-- Provided material --
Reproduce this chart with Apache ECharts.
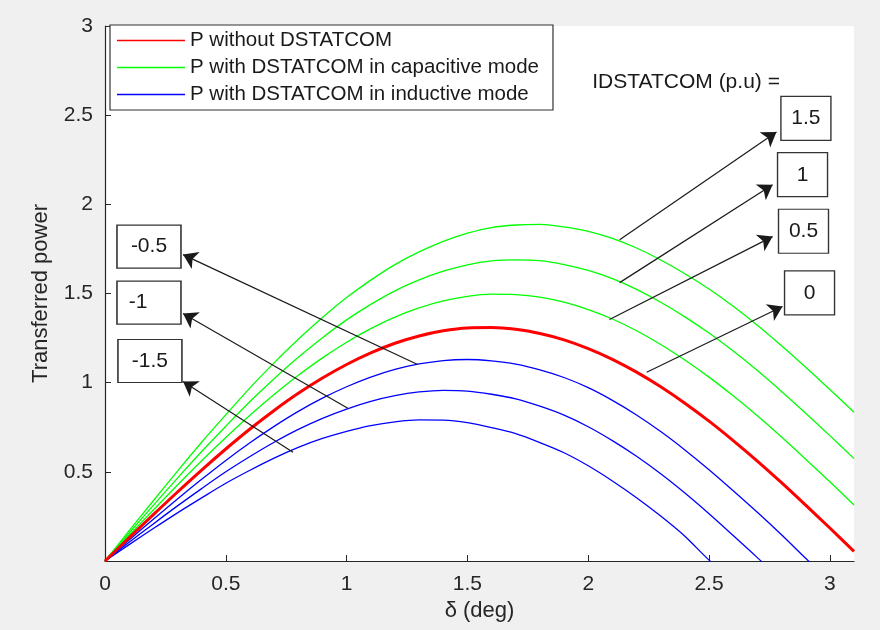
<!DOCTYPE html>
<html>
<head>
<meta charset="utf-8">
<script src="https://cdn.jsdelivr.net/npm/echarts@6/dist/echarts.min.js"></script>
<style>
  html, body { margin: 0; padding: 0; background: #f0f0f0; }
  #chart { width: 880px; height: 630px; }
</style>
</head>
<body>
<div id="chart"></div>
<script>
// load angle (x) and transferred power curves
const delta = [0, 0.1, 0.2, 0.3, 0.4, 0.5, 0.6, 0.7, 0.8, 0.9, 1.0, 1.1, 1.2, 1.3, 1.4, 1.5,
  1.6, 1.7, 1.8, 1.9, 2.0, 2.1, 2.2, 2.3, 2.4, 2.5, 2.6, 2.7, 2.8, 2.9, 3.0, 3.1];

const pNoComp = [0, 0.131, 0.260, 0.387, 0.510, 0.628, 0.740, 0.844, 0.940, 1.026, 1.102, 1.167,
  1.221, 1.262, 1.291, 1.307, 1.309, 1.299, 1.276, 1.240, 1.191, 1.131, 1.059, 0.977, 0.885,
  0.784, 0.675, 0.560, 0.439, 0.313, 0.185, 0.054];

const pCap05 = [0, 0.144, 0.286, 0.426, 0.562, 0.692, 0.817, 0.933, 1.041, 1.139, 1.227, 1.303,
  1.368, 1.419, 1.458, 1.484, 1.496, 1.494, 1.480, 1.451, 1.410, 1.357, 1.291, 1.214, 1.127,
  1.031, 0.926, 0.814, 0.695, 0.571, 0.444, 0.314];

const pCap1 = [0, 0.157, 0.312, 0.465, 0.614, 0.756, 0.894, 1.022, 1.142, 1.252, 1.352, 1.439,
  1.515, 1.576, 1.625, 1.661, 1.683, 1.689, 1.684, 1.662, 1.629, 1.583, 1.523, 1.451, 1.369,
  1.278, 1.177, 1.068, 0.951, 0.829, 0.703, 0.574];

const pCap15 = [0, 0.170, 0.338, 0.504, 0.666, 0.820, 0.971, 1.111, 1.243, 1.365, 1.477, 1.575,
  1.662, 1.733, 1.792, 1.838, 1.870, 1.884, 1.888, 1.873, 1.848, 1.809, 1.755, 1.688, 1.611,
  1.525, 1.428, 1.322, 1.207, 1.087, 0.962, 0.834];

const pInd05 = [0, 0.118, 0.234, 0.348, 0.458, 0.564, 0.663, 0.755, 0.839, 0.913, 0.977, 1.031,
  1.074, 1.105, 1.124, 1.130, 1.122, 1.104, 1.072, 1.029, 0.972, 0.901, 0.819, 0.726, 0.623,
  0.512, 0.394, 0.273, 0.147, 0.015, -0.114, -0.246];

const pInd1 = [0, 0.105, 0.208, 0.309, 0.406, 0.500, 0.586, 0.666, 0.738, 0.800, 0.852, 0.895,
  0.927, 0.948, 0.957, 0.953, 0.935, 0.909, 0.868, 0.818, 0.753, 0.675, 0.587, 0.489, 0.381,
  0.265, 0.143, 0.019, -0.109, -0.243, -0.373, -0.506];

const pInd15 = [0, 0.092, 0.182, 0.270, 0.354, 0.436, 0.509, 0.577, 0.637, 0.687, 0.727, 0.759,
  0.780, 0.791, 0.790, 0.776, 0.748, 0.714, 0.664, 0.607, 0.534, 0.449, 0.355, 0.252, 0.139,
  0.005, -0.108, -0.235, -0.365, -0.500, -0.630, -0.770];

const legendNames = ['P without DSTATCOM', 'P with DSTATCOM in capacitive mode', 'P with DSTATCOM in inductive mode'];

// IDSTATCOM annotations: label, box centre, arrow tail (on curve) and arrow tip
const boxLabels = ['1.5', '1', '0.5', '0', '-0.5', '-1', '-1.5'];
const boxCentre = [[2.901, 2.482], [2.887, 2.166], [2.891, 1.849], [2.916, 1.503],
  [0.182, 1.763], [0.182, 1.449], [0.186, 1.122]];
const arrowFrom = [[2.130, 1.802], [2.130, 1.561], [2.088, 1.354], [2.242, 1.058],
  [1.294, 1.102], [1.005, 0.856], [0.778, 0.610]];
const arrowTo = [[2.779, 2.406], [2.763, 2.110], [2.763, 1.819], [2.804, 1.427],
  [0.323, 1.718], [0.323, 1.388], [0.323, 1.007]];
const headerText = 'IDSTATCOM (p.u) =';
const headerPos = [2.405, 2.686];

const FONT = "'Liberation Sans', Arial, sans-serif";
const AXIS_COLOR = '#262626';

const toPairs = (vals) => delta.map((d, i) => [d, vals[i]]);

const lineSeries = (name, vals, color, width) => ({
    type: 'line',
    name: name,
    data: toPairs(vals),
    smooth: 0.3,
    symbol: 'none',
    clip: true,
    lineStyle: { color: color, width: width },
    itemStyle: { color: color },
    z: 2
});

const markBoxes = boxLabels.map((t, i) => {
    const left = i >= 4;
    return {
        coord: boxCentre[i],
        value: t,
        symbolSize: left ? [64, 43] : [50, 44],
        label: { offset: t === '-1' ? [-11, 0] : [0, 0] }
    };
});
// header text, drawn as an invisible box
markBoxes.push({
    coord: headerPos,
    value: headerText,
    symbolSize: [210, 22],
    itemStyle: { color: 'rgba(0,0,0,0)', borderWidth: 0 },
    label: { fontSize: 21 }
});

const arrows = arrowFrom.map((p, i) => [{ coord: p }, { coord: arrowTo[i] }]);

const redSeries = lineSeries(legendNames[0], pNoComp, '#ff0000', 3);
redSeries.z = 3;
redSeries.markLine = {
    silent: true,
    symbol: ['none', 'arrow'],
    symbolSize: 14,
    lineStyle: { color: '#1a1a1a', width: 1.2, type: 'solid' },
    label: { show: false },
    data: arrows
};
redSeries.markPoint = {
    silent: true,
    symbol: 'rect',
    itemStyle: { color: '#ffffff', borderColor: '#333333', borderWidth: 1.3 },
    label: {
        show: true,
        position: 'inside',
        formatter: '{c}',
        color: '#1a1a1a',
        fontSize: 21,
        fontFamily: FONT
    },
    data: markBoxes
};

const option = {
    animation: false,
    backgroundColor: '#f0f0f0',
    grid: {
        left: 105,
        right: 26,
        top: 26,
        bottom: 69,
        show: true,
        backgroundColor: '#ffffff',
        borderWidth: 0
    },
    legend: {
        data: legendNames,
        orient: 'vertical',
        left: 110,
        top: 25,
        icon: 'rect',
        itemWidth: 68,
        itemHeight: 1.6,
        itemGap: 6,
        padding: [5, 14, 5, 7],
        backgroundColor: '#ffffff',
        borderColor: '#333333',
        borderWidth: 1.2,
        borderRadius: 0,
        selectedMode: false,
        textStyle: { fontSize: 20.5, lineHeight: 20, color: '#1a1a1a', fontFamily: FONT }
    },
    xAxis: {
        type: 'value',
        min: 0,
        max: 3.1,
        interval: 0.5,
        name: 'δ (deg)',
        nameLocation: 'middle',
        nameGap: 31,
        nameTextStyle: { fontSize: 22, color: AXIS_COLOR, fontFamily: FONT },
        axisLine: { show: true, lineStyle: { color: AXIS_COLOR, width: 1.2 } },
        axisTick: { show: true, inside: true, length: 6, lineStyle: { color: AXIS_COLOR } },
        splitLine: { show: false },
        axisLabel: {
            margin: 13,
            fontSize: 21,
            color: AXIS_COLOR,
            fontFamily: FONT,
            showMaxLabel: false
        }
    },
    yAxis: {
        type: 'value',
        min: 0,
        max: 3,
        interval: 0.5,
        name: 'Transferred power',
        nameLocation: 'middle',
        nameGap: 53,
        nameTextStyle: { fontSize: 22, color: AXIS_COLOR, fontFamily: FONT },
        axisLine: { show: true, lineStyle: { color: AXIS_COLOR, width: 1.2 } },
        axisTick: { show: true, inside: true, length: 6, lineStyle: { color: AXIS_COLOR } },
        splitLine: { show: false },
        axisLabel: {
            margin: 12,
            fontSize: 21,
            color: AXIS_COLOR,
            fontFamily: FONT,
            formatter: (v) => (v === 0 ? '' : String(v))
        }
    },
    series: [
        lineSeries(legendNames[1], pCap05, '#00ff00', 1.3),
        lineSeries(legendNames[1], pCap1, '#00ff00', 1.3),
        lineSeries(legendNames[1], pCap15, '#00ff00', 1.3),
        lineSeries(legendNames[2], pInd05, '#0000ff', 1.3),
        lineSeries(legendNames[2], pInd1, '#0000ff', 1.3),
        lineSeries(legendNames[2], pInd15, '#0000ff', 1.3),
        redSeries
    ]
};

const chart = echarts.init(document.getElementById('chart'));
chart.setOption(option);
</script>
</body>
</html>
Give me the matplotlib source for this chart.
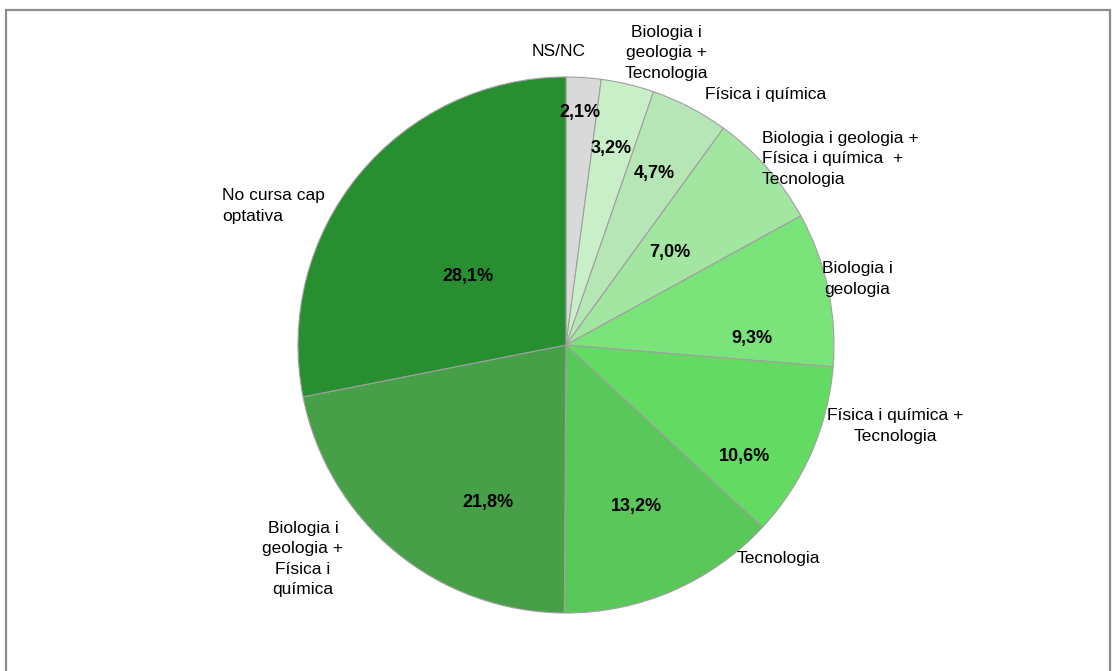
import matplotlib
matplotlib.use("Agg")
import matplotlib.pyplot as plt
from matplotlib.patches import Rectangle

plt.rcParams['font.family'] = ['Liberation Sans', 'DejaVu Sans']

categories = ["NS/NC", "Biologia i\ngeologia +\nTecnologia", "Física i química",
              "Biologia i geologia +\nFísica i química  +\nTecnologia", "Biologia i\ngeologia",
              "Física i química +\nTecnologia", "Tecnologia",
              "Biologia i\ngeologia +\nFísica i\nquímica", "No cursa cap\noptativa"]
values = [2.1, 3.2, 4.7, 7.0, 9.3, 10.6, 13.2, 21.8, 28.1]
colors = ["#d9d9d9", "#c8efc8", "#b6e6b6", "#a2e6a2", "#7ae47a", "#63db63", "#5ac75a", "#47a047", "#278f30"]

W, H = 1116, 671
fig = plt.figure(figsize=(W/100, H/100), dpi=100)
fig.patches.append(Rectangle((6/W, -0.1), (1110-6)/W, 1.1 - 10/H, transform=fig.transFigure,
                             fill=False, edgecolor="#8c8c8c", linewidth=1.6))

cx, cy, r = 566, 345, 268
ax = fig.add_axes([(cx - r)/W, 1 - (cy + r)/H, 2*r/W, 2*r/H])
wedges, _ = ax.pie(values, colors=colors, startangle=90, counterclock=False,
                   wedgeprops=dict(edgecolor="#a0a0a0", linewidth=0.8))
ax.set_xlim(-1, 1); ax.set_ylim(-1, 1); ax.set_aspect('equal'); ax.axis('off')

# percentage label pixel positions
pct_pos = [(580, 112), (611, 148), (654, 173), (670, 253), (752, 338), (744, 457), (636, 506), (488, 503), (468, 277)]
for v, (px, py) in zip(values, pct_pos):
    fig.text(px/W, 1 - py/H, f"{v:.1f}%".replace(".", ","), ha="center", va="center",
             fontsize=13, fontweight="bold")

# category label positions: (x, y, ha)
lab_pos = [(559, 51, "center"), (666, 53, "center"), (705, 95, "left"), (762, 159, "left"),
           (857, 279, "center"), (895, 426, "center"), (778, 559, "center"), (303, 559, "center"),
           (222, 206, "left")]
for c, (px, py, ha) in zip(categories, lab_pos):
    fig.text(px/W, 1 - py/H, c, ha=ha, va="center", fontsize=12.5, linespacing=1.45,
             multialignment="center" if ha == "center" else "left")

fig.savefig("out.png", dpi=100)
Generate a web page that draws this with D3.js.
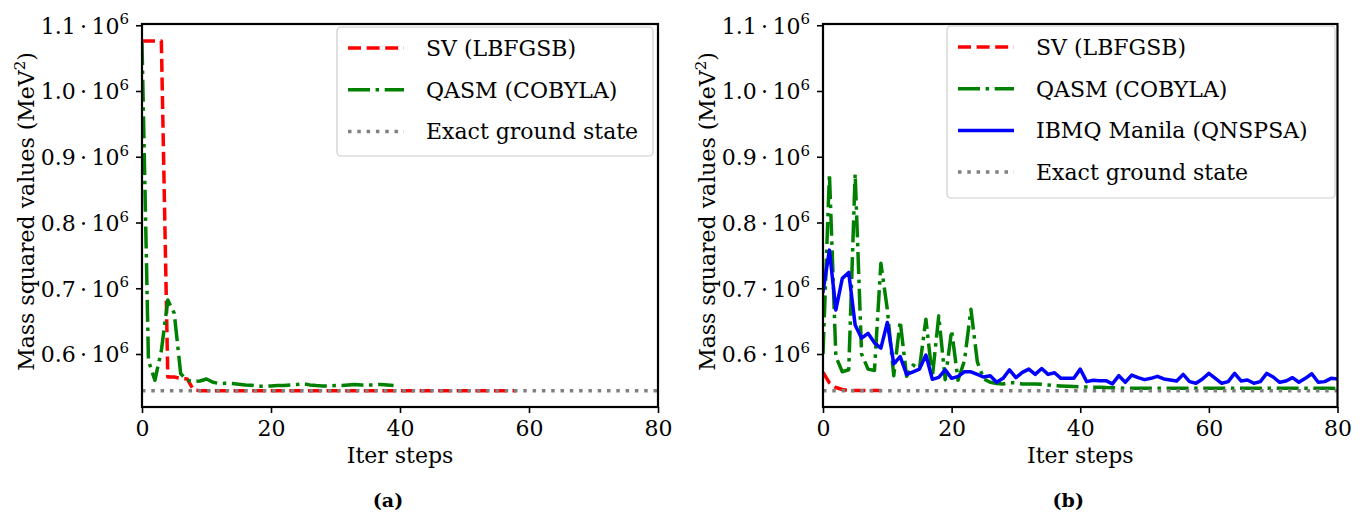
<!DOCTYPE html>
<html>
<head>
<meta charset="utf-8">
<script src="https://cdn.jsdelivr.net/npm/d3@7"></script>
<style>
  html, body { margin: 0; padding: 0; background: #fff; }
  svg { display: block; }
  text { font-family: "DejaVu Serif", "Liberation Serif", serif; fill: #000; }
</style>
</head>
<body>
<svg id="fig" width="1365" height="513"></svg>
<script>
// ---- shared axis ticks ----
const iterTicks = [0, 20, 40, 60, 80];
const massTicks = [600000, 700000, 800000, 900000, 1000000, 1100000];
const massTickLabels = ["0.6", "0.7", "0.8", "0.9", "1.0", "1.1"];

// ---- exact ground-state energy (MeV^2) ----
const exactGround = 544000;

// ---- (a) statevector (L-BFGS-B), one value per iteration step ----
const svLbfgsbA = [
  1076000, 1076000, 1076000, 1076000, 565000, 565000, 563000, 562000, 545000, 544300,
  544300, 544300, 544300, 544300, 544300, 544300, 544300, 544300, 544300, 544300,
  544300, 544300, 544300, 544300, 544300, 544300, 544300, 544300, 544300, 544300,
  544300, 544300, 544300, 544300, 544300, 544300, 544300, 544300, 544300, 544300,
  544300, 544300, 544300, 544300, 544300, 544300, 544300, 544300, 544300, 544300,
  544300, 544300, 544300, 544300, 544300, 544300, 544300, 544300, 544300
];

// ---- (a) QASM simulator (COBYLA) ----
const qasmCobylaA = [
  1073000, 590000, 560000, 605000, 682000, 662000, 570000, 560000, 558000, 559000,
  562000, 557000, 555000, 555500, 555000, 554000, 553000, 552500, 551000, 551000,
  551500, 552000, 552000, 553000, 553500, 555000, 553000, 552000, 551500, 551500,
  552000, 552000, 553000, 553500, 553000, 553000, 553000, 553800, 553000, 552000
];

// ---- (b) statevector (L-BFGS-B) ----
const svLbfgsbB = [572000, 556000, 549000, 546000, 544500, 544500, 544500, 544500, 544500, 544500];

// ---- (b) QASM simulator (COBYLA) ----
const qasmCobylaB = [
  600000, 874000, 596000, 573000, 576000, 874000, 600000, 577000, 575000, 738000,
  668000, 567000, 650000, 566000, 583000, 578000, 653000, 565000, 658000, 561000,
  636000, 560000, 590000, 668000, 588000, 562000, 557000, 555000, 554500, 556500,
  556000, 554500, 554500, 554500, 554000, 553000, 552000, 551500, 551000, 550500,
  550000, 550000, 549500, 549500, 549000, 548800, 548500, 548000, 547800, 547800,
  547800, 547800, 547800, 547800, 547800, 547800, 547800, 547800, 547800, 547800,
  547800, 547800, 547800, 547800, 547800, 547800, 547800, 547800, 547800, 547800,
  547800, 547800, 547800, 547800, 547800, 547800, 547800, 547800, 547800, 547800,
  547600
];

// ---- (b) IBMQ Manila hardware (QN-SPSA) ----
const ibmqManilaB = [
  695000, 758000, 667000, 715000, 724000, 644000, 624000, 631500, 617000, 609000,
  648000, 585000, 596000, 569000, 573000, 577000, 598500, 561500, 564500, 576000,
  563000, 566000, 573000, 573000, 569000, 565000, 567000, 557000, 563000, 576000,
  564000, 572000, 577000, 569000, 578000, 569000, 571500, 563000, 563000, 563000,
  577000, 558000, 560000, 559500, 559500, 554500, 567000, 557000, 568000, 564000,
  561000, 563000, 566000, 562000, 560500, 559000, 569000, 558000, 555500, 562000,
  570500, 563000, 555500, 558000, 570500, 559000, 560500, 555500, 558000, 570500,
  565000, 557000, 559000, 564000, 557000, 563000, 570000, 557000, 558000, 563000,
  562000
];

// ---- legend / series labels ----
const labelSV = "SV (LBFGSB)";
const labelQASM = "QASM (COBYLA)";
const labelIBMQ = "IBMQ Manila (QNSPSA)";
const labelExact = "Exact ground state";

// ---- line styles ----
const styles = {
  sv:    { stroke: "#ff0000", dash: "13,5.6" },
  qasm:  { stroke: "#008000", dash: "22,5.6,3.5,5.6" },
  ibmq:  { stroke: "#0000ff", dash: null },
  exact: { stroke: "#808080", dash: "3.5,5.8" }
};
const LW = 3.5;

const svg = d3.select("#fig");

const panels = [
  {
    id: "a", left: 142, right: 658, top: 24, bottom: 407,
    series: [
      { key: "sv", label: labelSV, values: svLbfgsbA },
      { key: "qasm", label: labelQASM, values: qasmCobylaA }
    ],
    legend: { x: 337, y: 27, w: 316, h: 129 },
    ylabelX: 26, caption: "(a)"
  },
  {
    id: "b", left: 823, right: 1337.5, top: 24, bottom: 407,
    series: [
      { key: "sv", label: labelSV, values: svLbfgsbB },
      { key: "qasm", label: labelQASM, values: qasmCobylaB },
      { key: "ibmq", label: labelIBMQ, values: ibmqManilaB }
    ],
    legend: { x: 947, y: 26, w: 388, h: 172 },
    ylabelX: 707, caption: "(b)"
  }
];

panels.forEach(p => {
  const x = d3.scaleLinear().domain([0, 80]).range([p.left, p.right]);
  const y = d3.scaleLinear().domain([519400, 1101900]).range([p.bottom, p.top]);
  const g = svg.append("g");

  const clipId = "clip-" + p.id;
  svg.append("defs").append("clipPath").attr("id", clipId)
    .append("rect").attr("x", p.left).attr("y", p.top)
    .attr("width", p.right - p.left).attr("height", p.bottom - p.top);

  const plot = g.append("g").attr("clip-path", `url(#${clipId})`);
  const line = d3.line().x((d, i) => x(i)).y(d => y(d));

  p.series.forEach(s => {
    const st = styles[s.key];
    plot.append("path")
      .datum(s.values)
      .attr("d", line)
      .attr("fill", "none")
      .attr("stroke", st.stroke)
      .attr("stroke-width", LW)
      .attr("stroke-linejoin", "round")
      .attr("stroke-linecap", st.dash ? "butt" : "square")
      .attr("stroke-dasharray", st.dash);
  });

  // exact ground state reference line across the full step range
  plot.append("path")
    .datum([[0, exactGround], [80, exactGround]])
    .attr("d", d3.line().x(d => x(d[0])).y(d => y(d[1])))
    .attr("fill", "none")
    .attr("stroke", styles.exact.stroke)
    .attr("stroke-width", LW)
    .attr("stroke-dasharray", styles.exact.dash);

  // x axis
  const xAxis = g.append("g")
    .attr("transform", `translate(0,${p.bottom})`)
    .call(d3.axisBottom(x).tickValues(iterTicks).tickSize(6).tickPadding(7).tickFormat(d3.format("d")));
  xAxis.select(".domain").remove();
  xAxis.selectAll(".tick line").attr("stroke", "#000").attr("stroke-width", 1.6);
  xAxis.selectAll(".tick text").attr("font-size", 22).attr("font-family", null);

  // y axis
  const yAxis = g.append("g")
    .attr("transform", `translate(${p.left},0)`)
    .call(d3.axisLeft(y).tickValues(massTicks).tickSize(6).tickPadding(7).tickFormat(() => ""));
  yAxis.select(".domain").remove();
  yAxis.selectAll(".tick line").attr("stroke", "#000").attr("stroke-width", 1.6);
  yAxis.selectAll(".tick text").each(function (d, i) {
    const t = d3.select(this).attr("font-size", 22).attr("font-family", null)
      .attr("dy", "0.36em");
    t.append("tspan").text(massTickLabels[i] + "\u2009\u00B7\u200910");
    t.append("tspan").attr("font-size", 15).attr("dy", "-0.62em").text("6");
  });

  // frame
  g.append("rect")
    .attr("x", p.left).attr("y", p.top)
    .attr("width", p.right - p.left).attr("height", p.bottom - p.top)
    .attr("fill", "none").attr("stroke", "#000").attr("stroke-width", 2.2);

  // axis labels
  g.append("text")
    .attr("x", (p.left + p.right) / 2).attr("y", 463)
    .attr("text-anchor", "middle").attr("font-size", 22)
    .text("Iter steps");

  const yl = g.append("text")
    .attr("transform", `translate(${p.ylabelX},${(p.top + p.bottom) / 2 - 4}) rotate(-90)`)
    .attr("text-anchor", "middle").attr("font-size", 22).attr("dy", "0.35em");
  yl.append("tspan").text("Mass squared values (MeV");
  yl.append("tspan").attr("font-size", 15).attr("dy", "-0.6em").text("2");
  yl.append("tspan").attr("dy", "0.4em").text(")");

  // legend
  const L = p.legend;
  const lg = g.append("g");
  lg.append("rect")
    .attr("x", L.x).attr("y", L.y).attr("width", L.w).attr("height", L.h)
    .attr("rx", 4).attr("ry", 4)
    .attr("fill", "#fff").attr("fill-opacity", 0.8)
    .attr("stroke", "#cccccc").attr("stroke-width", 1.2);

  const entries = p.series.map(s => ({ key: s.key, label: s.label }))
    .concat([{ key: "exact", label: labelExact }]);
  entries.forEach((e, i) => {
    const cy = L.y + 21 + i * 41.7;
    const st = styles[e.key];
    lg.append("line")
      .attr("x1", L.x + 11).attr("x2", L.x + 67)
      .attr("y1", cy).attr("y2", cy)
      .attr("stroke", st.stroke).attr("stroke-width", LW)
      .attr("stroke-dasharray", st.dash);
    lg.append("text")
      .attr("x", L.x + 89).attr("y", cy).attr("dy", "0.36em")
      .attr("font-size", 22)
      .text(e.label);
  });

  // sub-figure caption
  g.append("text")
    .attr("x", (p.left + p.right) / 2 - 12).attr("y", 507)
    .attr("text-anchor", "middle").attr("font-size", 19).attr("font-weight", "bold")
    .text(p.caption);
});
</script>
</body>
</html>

-- Requirement --
Hand back the exact lines from the start of the entries to the line with "2.9, 3.0, 3.1];", both ends kept and pictures left out.

-- Solution for this task --
Reproduce this chart with Apache ECharts.
<!DOCTYPE html>
<html>
<head>
<meta charset="utf-8">
<script src="https://cdn.jsdelivr.net/npm/echarts@6/dist/echarts.min.js"></script>
<style>
  html, body { margin: 0; padding: 0; background: #f0f0f0; }
  #chart { width: 880px; height: 630px; }
</style>
</head>
<body>
<div id="chart"></div>
<script>
// load angle (x) and transferred power curves
const delta = [0, 0.1, 0.2, 0.3, 0.4, 0.5, 0.6, 0.7, 0.8, 0.9, 1.0, 1.1, 1.2, 1.3, 1.4, 1.5,
  1.6, 1.7, 1.8, 1.9, 2.0, 2.1, 2.2, 2.3, 2.4, 2.5, 2.6, 2.7, 2.8, 2.9, 3.0, 3.1];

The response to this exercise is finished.